The Supreme Court is poised to hear arguments on Tuesday about whether the Biden administration overstepped in regulating so-called ghost guns, untraceable firearms assembled from kits bought online.
Administration officials have argued that the kits should be subject to the same reporting requirements as other firearms because ghost guns have soared in popularity in recent years, becoming tools for criminals who cannot pass background checks or other requirements for purchasing firearms.
Although it centers on guns, the case before the court is not about the Second Amendment, but rather about the limits of the power of administrative agencies. At issue is whether the Bureau of Alcohol, Tobacco, Firearms and Explosives acted outside its bounds in issuing a regulation in 2022 to expand the definition of “firearm” under the Gun Control Act of 1968.

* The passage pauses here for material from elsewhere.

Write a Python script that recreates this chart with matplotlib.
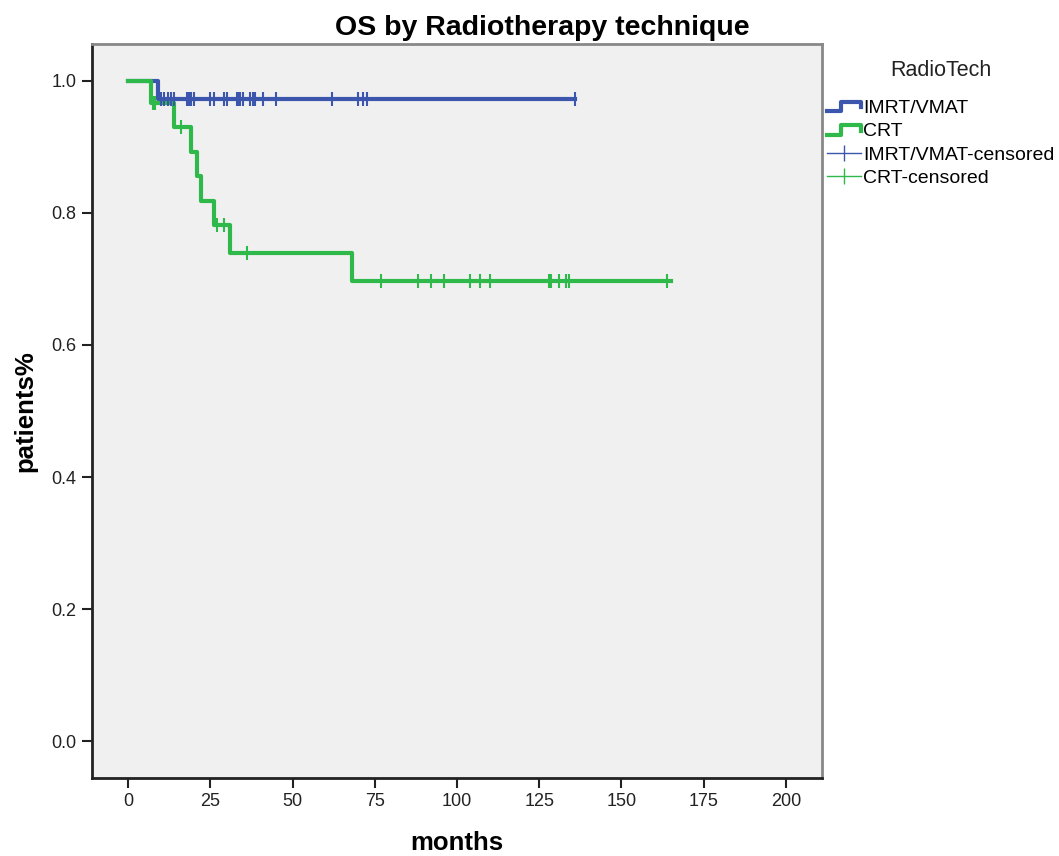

Under the regulation, gun makers and sellers must be licensed to sell the kits, the products must be marked with serial numbers so they can be traced and would-be buyers must pass a background check.
The dispute is the latest challenge to the federal government’s limited attempts to address gun violence, particularly as legislative efforts have stalled in Congress.
In the previous term, a majority of the justices struck down a federal ban on bump stocks, devices that attach to firearms to enable semiautomatic rifles to fire at speeds rivaling those of machine guns. The Trump administration had banned the devices after a massacre at a country music festival in Las Vegas in 2017.